Cuomo also pushed through "Women's Equality" legislation allowing late-term abortions, and, in a delicious bit of irony, included enhanced anti-sexual harassment training in state agencies along with an Orwellian "Enough is Enough" sexual consent policy on SUNY campuses.

Cuomo's pandering has always been coarse, heavy-handed, and insincere. Though he is hardly a closet conservative, and probably genuinely supports these policies, it has always been obvious that Cuomo manipulated leftist identity groups so that they would have no alternative but to vote for him and make him governor-for-life. (Indeed, until only a few weeks ago, Cuomo seemed to be a shoo-in for a fourth term). Eventually, though, it became clear that the leftist identity-politics groups were getting tired of getting the pimp hand from Cuomo. Blacks, gays and feminists -- whose political consciousness had been raised by Cuomo's pandering -- discovered that they would rather have the real McCoy in office instead of a white, heterosexual male who claims he is for blacks, gays, and women. Unsurprisingly, Teachout is a left-wing female; Nixon is a lesbian; and his current antagonists -- Stewart-Cousins, Heastie and James -- are black.

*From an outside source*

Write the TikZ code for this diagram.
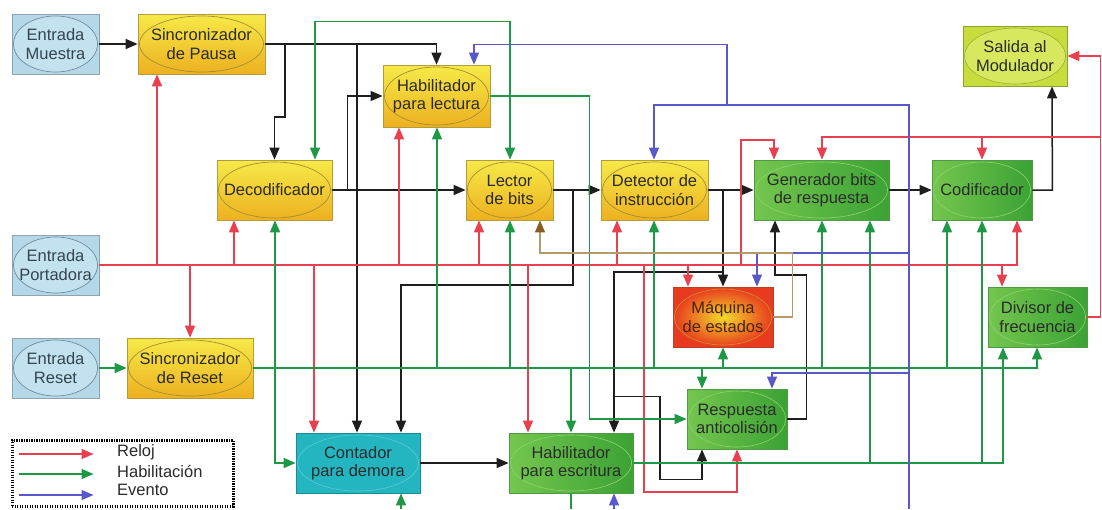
\documentclass[tikz,border=0pt]{standalone}
\usepackage{fontspec}
\setmainfont{Liberation Sans}
\usetikzlibrary{arrows.meta}

% line colours
\definecolor{datc}{HTML}{1E1E1E}
\definecolor{clkc}{HTML}{E8404E}
\definecolor{enc}{HTML}{1F9846}
\definecolor{evc}{HTML}{5858C8}
\definecolor{fbc}{HTML}{B39A6A}
\definecolor{fbtip}{HTML}{8A5A22}
\definecolor{txt}{HTML}{2B2B2B}
% block colours
\definecolor{inpfill}{HTML}{B5D8E8}
\definecolor{inpdraw}{HTML}{8FA4AE}
\definecolor{inpoval}{HTML}{6F8C9C}
\definecolor{inpovalfill}{HTML}{C3E2F0}
\definecolor{inptxt}{HTML}{34454F}
\definecolor{yeltop}{HTML}{F6EA48}
\definecolor{yelbot}{HTML}{EDB020}
\definecolor{yeldraw}{HTML}{B49C3C}
\definecolor{yeloval}{HTML}{A68E34}
\definecolor{grnl}{HTML}{74C64E}
\definecolor{grnr}{HTML}{3BA234}
\definecolor{grndraw}{HTML}{4F9A44}
\definecolor{grnoval}{HTML}{8ED46C}
\definecolor{limfill}{HTML}{C9DC3E}
\definecolor{limdraw}{HTML}{8FA236}
\definecolor{limoval}{HTML}{9AAE3A}
\definecolor{limovalfill}{HTML}{D8E85E}
\definecolor{teafill}{HTML}{24B6C0}
\definecolor{teadraw}{HTML}{1C8C94}
\definecolor{teaoval}{HTML}{58CCD2}
\definecolor{macin}{HTML}{F2DA2A}
\definecolor{macout}{HTML}{E83A1E}
\definecolor{macdraw}{HTML}{B8402A}
\definecolor{macoval}{HTML}{D09030}
\definecolor{mactxt}{HTML}{4A2410}

% a block: rectangle with an inscribed ellipse and its label
\newcommand\blockunit[7]{%
  \pgfmathsetmacro\bcx{(#2+#4)/2}%
  \pgfmathsetmacro\bcy{(#3+#5)/2}%
  \pgfmathsetmacro\bw{#4-#2}%
  \pgfmathsetmacro\bh{#5-#3}%
  \pgfmathsetmacro\brx{\bw/2-1.5}%
  \pgfmathsetmacro\bry{\bh/2-2}%
  \tikzset{cur oval/.style={#6 oval}}%
  \node[box,#6 box,minimum width=\bw pt,minimum height=\bh pt] (#1) at (\bcx,\bcy) {#7};%
}

\begin{document}
\begin{tikzpicture}[x=1pt,y=-1pt,
  >={Triangle[length=12pt,width=10pt]},
  box/.style={rectangle, inner sep=0pt, align=center, line width=0.8pt,
    font=\fontsize{16.5}{18.5}\selectfont, text=txt,
    path picture={\draw[cur oval] (path picture bounding box.center)
      ellipse [x radius=\brx pt, y radius=\bry pt];}},
  inp box/.style={fill=inpfill, draw=inpdraw, text=inptxt},
  inp oval/.style={draw=inpoval, fill=inpovalfill, line width=0.7pt},
  yel box/.style={top color=yeltop, bottom color=yelbot, draw=yeldraw},
  yel oval/.style={draw=yeloval, line width=0.7pt},
  grn box/.style={left color=grnl, right color=grnr, draw=grndraw},
  grn oval/.style={draw=grnoval, line width=0.6pt},
  lim box/.style={fill=limfill, draw=limdraw},
  lim oval/.style={draw=limoval, fill=limovalfill, line width=0.6pt},
  tea box/.style={fill=teafill, draw=teadraw},
  tea oval/.style={draw=teaoval, line width=0.6pt},
  mac box/.style={inner color=macin, outer color=macout, draw=macdraw, text=mactxt},
  mac oval/.style={draw=macoval, line width=0.6pt},
  dat/.style={draw=datc, line width=1.5pt},
  clk/.style={draw=clkc, line width=1.4pt},
  en/.style={draw=enc, line width=1.6pt},
  ev/.style={draw=evc, line width=1.3pt},
  fb/.style={draw=fbc, line width=1.3pt},
  legbox/.style={draw=black, line width=3pt, dash pattern=on 1.4pt off 1.1pt, inner sep=0pt},
  legtxt/.style={anchor=west, inner sep=0pt, font=\fontsize{16.5}{18.5}\selectfont, text=txt}]

\fill[white] (0,0) rectangle (1102,509);
\useasboundingbox (0,0) rectangle (1102,509);
\coordinate (bot) at (0,509);

% ---------- blocks ----------
\blockunit{em}{12}{14}{99}{74}{inp}{Entrada\\Muestra}
\blockunit{sp}{138}{14}{265}{74}{yel}{Sincronizador\\de Pausa}
\blockunit{ep}{12}{235}{99}{295}{inp}{Entrada\\Portadora}
\blockunit{er}{12}{338}{99}{398}{inp}{Entrada\\Reset}
\blockunit{sr}{127}{338}{253}{398}{yel}{Sincronizador\\de Reset}
\blockunit{dec}{217}{160}{332}{220}{yel}{Decodificador}
\blockunit{hl}{383}{65}{490}{127}{yel}{Habilitador\\para lectura}
\blockunit{lb}{466}{160}{553}{220}{yel}{Lector\\de bits}
\blockunit{di}{601}{160}{708}{220}{yel}{Detector de\\instrucción}
\blockunit{gb}{754}{160}{889}{220}{grn}{Generador bits\\de respuesta}
\blockunit{cod}{932}{160}{1032}{220}{grn}{Codificador}
\blockunit{sal}{963}{26}{1067}{86}{lim}{Salida al\\Modulador}
\blockunit{me}{673}{287}{773}{347}{mac}{Máquina\\de estados}
\blockunit{ra}{687}{389}{787}{449}{grn}{Respuesta\\anticolisión}
\blockunit{dv}{988}{287}{1087}{347}{grn}{Divisor de\\frecuencia}
\blockunit{cd}{296}{433}{420}{493}{tea}{Contador\\para demora}
\blockunit{he}{509}{433}{633}{493}{grn}{Habilitador\\para escritura}

% ---------- data (black) ----------
\draw[dat,->] (em.east) -- (sp.west);
\draw[dat,->] (sp.east) -| (hl.north);
\draw[dat,->] (sp.east -| 285,0) -- ++(0,73) -| (dec.north);
\draw[dat,->] (sp.east -| 357,0) -- (cd.north -| 357,0);
\draw[dat,->] (dec.east) -- ++(15,0) |- (hl.west);
\draw[dat,->] (dec.east) -- (dec.east -| lb.west);
\draw[dat,->] (lb.east) -- (lb.east -| di.west);
\draw[dat,->] (lb.east -| 573,0) -- ++(0,95) -| (cd.north -| 401,0);
\draw[dat,->] (di.east) -- (di.east -| gb.west);
\draw[dat,->] (di.east -| 723,0) -- (me.north);
\draw[dat,->] (di.east -| 723,0) ++(0,82) -| (he.north -| 614,0);
\draw[dat,->] (he.north -| 614,0) ++(0,-36) -- ++(46,0) -- ++(0,83) -| (ra.south -| 702,0);
\draw[dat,->] (ra.east) -- ++(19,0) -- ++(0,-144) -| (gb.south -| 775,0);
\draw[dat,->] (gb.east) -- (gb.east -| cod.west);
\draw[dat,->] (cod.east) -- ++(20,0) -- (sal.south -| 1052,0);
\draw[dat,->] (cd.east) -- (cd.east -| he.west);

% ---------- clock (red) ----------
\draw[clk,->] (ep.east) -| (cod.south -| 1017,0);
\foreach \x/\n in {157/sp, 234/dec, 399/hl, 479/lb, 617/di}
  \draw[clk,->] (ep.east -| \x,0) -- (\n.south -| \x,0);
\foreach \x/\n in {190/sr, 314/cd, 528/he, 688/me, 1002/dv}
  \draw[clk,->] (ep.east -| \x,0) -- (\n.north -| \x,0);
\draw[clk,->] (ep.east -| 644,0) -- ++(0,227) -| (ra.south -| 737,0);
\draw[clk,->] (ep.east -| 741,0) -- ++(0,-125) -| (gb.north -| 774,0);
\draw[clk,->] (dv.east) -- ++(13,0) |- (sal.east);
\draw[clk,->] (dv.east -| 1100,0) ++(0,-180) -| (gb.north -| 822,0);
\draw[clk,->] (sal.south -| 982,0) ++(0,51) -- (cod.north -| 982,0);

% ---------- enable (green) ----------
\draw[en,->] (er.east) -- (sr.west);
\draw[en,->] (sr.east) -| (dv.south -| 1037,0);
\foreach \x/\n in {275/dec, 437/hl, 510/lb, 654/di, 723/me, 822/gb, 947/cod}
  \draw[en,->] (sr.east -| \x,0) -- (\n.south -| \x,0);
\foreach \x/\n in {571/he, 702/ra}
  \draw[en,->] (sr.east -| \x,0) -- (\n.north -| \x,0);
\draw[en,->] (sr.east -| 275,0) |- (cd.west);
\draw[en,->] (he.east) -| (dv.south -| 1003,0);
\foreach \x/\n in {870/gb, 982/cod}
  \draw[en,->] (he.east -| \x,0) -- (\n.south -| \x,0);
\draw[en,->] (hl.east) -- ++(99,0) |- (ra.west);
\draw[en,<->] (dec.north -| 315,0) -- ++(0,-138) -| (lb.north -| 510,0);
\draw[en,->] (bot -| 401,0) -- (cd.south -| 401,0);
\draw[en] (he.south -| 571,0) -- (bot -| 571,0);

% ---------- events (blue) ----------
\draw[ev,->] (bot -| 909,0) -- ++(0,-404) -| (di.north -| 654,0);
\draw[ev,->] (di.north -| 727,0) ++(0,-55) -- ++(0,-60) -| (hl.north -| 474,0);
\draw[ev,->] (bot -| 909,0) ++(0,-256) -| (me.north -| 757,0);
\draw[ev,->] (bot -| 909,0) ++(0,-136) -| (ra.north -| 772,0);
\draw[ev,->] (bot -| 614,0) -- (he.south -| 614,0);

% ---------- state feedback (brown) ----------
\draw[fb,-{Triangle[length=12pt,width=10pt,color=fbtip]}]
  (me.east) -- ++(19,0) -- ++(0,-64) -| (lb.south -| 540,0);

% ---------- legend ----------
\node[legbox, minimum width=221pt, minimum height=66pt] (leg) at (122.5,473) {};
\draw[clk,->] (leg.west) ++(8,-19) coordinate (l1) -- ++(75,0) coordinate (l1e);
\draw[en,->] (leg.west) ++(8,1) coordinate (l2) -- ++(75,0) coordinate (l2e);
\draw[ev,->] (leg.west) ++(8,22) coordinate (l3) -- ++(75,0) coordinate (l3e);
\node[legtxt] (lt1) at (117,452) {Reloj};
\node[legtxt] (lt2) at (117,471) {Habilitación};
\node[legtxt] (lt3) at (117,490) {Evento};
\end{tikzpicture}
\end{document}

Cuomo played ringmaster at the diversity circus, and now his own lions are trying to eat him.

As of this writing, Cuomo insists that he will not resign. It will be interesting to see if his own party will impeach him. If not, Cuomo remains crippled politically. Whatever happens, he deserves not one bit of pity.

Conservatives may feel a bit of schadenfreude at seeing Cuomo in dire straits. But they should be sobered by the fact that if Cuomo is finally brought down for good, it will not be by a conservative resurgence in New York, but by committed leftists, equally if not further to the left than he is.